When to make that acknowledgment is absolutely Patterson’s decision, and Patterson’s alone. Forty years is a long time to not acknowledge a person you’re sharing your life with, though, and speaks to the reality that pro wrestling is a deeply masculine and heteronormative form of entertainment with a sometimes aggressively masculine audience.
I fell in love with wrestling through comics, after a year of watching my peers and friends talking about attractive men performing breathtaking athletic feats every single week. I fell in love with wrestling because I had the good fortune to know fans who were my friends first and foremost, who knew I was a gay trans man, who could hold my hand and lead me to the best of what wrestling has to offer, through the minefields of the worst of its long and unpleasant history with women, queer characters, characters of color.

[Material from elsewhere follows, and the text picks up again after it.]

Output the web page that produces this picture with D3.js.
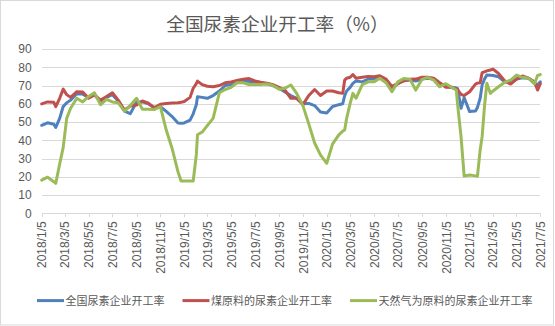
<!DOCTYPE html>
<html>
<head>
<meta charset="utf-8">
<script src="https://cdn.jsdelivr.net/npm/d3@7"></script>
<style>
  html, body { margin: 0; padding: 0; background: #ffffff; }
  svg { display: block; }
  text { fill: #595959; }
</style>
</head>
<body>
<svg id="chart" width="555" height="326"></svg>
<script>
// Urea plant operating rate, weekly-ish readings (%)
const chartTitle = "全国尿素企业开工率（%）";
const seriesNames = ["全国尿素企业开工率", "煤原料的尿素企业开工率", "天然气为原料的尿素企业开工率"];
const seriesColors = ["#4F81BD", "#C0504D", "#9BBB59"];

const dates = [
  "2018-01-05","2018-01-20","2018-02-05","2018-02-10","2018-02-20","2018-03-01","2018-03-10","2018-03-20",
  "2018-04-05","2018-04-20","2018-05-05","2018-05-20","2018-06-05","2018-06-20","2018-07-05","2018-07-20",
  "2018-08-05","2018-08-20","2018-09-05","2018-09-20","2018-10-05","2018-10-20","2018-11-05","2018-11-20",
  "2018-12-05","2018-12-20","2018-12-28","2019-01-05","2019-01-20","2019-01-28","2019-02-05","2019-02-08",
  "2019-02-20","2019-03-05","2019-03-20","2019-04-05","2019-04-20","2019-05-05","2019-05-20","2019-06-05",
  "2019-06-20","2019-07-05","2019-07-20","2019-08-05","2019-08-20","2019-09-05","2019-09-20","2019-10-05",
  "2019-10-20","2019-11-05","2019-11-20","2019-12-05","2019-12-20","2020-01-05","2020-01-20","2020-02-05",
  "2020-02-15","2020-02-20","2020-02-25","2020-03-05","2020-03-12","2020-03-20","2020-04-05","2020-04-20",
  "2020-05-05","2020-05-20","2020-06-05","2020-06-20","2020-07-05","2020-07-20","2020-08-05","2020-08-20",
  "2020-09-05","2020-09-20","2020-10-05","2020-10-20","2020-11-05","2020-11-20","2020-12-02","2020-12-05",
  "2020-12-14","2020-12-22","2021-01-05","2021-01-20","2021-01-25","2021-02-01","2021-02-06","2021-02-12",
  "2021-02-18","2021-02-27","2021-03-06","2021-03-20","2021-04-05","2021-04-20","2021-05-05","2021-05-20",
  "2021-06-05","2021-06-20","2021-06-28","2021-07-05"
];

const nationwide = [
  48.2, 49.6, 48.8, 47.0, 52.0, 58.5, 60.5, 62.0,
  65.5, 65.3, 63.5, 65.0, 61.0, 63.5, 65.0, 61.5,
  56.0, 54.6, 61.0, 61.0, 60.0, 58.0, 58.4, 55.8,
  53.0, 49.5, 49.3, 49.5, 51.0, 54.5, 59.5, 63.9,
  63.5, 63.0, 64.5, 67.0, 70.0, 70.5, 71.5, 72.3,
  72.3, 71.5, 71.3, 71.0, 70.0, 68.5, 66.5, 64.5,
  63.0, 60.0, 60.2, 59.0, 55.5, 55.0, 58.5, 59.5,
  60.0, 64.5, 67.0, 69.0, 71.2, 72.5, 72.0, 73.5,
  73.5, 74.0, 73.2, 68.0, 71.0, 72.8, 73.0, 72.5,
  73.5, 74.0, 73.5, 71.5, 69.5, 69.0, 68.6, 68.4,
  57.5, 63.3, 55.7, 56.0, 58.0, 63.0, 70.3, 73.5,
  75.7, 75.6, 75.5, 74.8, 72.0, 71.5, 73.5, 74.2,
  74.0, 71.0, 70.5, 72.0
];

const coalBased = [
  59.9, 61.0, 60.8, 58.4, 63.0, 68.0, 65.0, 63.5,
  66.6, 66.4, 63.0, 64.8, 62.0, 64.0, 66.0, 62.0,
  56.6, 58.8, 59.3, 61.5, 60.3, 57.8, 59.7, 60.2,
  60.4, 60.6, 60.8, 61.2, 63.5, 68.5, 71.0, 72.4,
  70.5, 69.6, 69.3, 70.0, 71.5, 72.0, 72.7, 73.5,
  73.8, 72.5, 71.8, 71.3, 70.5, 69.0, 67.5, 63.0,
  63.0, 59.5, 64.5, 67.8, 64.5, 67.0, 67.0, 66.0,
  65.7, 73.0, 74.0, 74.5, 76.0, 74.0, 74.5, 75.0,
  74.8, 75.3, 73.5, 69.5, 71.0, 72.5, 73.4, 73.5,
  74.5, 74.5, 74.0, 71.5, 69.0, 69.0, 68.0, 67.8,
  65.2, 64.5, 66.6, 70.8, 71.3, 71.5, 77.0, 77.5,
  78.0, 78.5, 79.0, 76.6, 72.5, 70.8, 73.5, 75.2,
  74.0, 72.0, 67.5, 71.0
];

const gasBased = [
  18.2, 19.8, 17.3, 16.4, 27.0, 36.0, 52.0, 57.5,
  63.0, 61.0, 64.0, 66.0, 59.5, 62.4, 61.0, 60.5,
  56.0, 59.0, 63.0, 57.0, 57.0, 56.8, 58.4, 45.6,
  35.5, 22.8, 17.7, 17.7, 17.7, 17.7, 32.0, 43.0,
  44.5, 48.0, 52.0, 66.0, 67.8, 69.0, 71.5, 71.5,
  70.5, 70.6, 70.6, 70.8, 70.0, 68.0, 68.5, 70.3,
  65.7, 59.0, 49.0, 38.5, 32.0, 27.4, 38.0, 43.0,
  45.0, 45.6, 52.0, 60.2, 65.7, 63.0, 70.5, 72.0,
  72.0, 74.0, 71.5, 66.6, 72.0, 73.8, 73.5, 67.5,
  73.4, 74.5, 73.0, 69.3, 71.0, 69.0, 67.5, 60.0,
  42.0, 20.4, 21.0, 20.5, 20.3, 34.7, 42.0, 58.4,
  71.2, 65.7, 67.0, 69.3, 71.8, 73.0, 75.7, 74.5,
  74.0, 71.0, 75.5, 76.0
];

const yTicks = [0, 10, 20, 30, 40, 50, 60, 70, 80, 90];
const xTickLabels = [
  "2018/1/5","2018/3/5","2018/5/5","2018/7/5","2018/9/5","2018/11/5",
  "2019/1/5","2019/3/5","2019/5/5","2019/7/5","2019/9/5","2019/11/5",
  "2020/1/5","2020/3/5","2020/5/5","2020/7/5","2020/9/5","2020/11/5",
  "2021/1/5","2021/3/5","2021/5/5","2021/7/5"
];

const parseDate = d3.timeParse("%Y-%m-%d");
const parseTick = d3.timeParse("%Y/%m/%d");
const dateValues = dates.map(parseDate);
const tickDates = xTickLabels.map(parseTick);
const tickLabelByTime = new Map(tickDates.map((d, i) => [+d, xTickLabels[i]]));

const numFont = "'Liberation Sans', Arial, 'Noto Sans CJK SC', sans-serif";
const cjkFont = "'Noto Sans CJK SC', 'Liberation Sans', sans-serif";

const svg = d3.select("#chart");

// outer chart frame
svg.append("rect")
  .attr("x", 0.5).attr("y", 0.5)
  .attr("width", 553).attr("height", 324.5)
  .attr("fill", "#ffffff")
  .attr("stroke", "#d9d9d9")
  .attr("stroke-width", 1);

const plot = { left: 41.7, right: 540.3, top: 49, bottom: 213.3 };

const x = d3.scaleTime()
  .domain([tickDates[0], tickDates[tickDates.length - 1]])
  .range([plot.left, plot.right]);

const y = d3.scaleLinear()
  .domain([0, 90])
  .range([plot.bottom, plot.top]);

// title
svg.append("text")
  .attr("x", 277.5)
  .attr("y", 31)
  .attr("text-anchor", "middle")
  .style("font-family", cjkFont)
  .style("font-size", "18.67px")
  .text(chartTitle);

// horizontal gridlines + y labels
const yAxis = d3.axisLeft(y)
  .tickValues(yTicks)
  .tickSize(-(plot.right - plot.left))
  .tickPadding(10)
  .tickFormat(d3.format("d"));

const yG = svg.append("g")
  .attr("transform", `translate(${plot.left},0)`)
  .call(yAxis);
yG.select(".domain").remove();
yG.selectAll(".tick line")
  .attr("stroke", "#d9d9d9")
  .attr("stroke-width", 1)
  .attr("shape-rendering", "crispEdges");
yG.selectAll(".tick text")
  .style("font-family", numFont)
  .style("font-size", "12px")
  .attr("fill", "#595959");

// x axis with rotated date labels
const xAxis = d3.axisBottom(x)
  .tickValues(tickDates)
  .tickSize(4)
  .tickPadding(0)
  .tickFormat(d => tickLabelByTime.get(+d));

const xG = svg.append("g")
  .attr("transform", `translate(0,${plot.bottom})`)
  .call(xAxis);
xG.select(".domain")
  .attr("stroke", "#d9d9d9")
  .attr("stroke-width", 1)
  .attr("shape-rendering", "crispEdges");
xG.selectAll(".tick line")
  .attr("stroke", "#d9d9d9")
  .attr("shape-rendering", "crispEdges");
xG.selectAll(".tick text")
  .style("font-family", numFont)
  .style("font-size", "12px")
  .attr("fill", "#595959")
  .attr("text-anchor", "end")
  .attr("transform", "translate(0,8) rotate(-90)")
  .attr("x", 0)
  .attr("y", 0)
  .attr("dy", "0.35em");

// series lines
const seriesValues = [nationwide, coalBased, gasBased];
const line = d3.line()
  .x(d => x(d.date))
  .y(d => y(d.value));

seriesValues.forEach((values, i) => {
  const pts = values.map((v, j) => ({ date: dateValues[j], value: v }));
  svg.append("path")
    .datum(pts)
    .attr("fill", "none")
    .attr("stroke", seriesColors[i])
    .attr("stroke-width", 3)
    .attr("stroke-linejoin", "round")
    .attr("stroke-linecap", "round")
    .attr("d", line);
});

// legend
const legend = svg.append("g").attr("transform", "translate(0,300.6)");
let cursor = 37;
seriesNames.forEach((name, i) => {
  legend.append("line")
    .attr("x1", cursor).attr("x2", cursor + 27)
    .attr("y1", 0).attr("y2", 0)
    .attr("stroke", seriesColors[i])
    .attr("stroke-width", 3);
  const t = legend.append("text")
    .attr("x", cursor + 28.5)
    .attr("y", 0)
    .attr("dy", "0.36em")
    .style("font-family", cjkFont)
    .style("font-size", "11px")
    .text(name);
  cursor += 28.5 + t.node().getComputedTextLength() + 18;
});
</script>
</body>
</html>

In spite of wrestling’s inescapable history, I have clawed my way to a new understanding of my own masculinity. As much as pro wrestling has shown me what I think being a man shouldn’t be, it has driven me to help other new fans find a safe space in this community as my friends helped me. It has shown me what I want being a man to mean — passionate, dedicated, stylish, a chameleon who winds his way through aesthetics the way Ric Flair and his daughter Charlotte go through robes, or Seth Rollins goes through gear, finding colors and patterns to suit my mood day to day. Like NXT’s Sonya DeVille or indie wrestling’s Jack Sexsmith, I feel more confident making space for myself in a space that is, at best, ambivalent towards me.
Standing in the Amway Center, belting out the wordless pounding rhythm of Shinsuke Nakamura’s theme “The Rising Sun” with thousands and thousands of other fans who may never know who I am, who might not care or might recoil in confusion or discomfort if they did, I have never felt more confident in myself and my identity and the face I present to the world.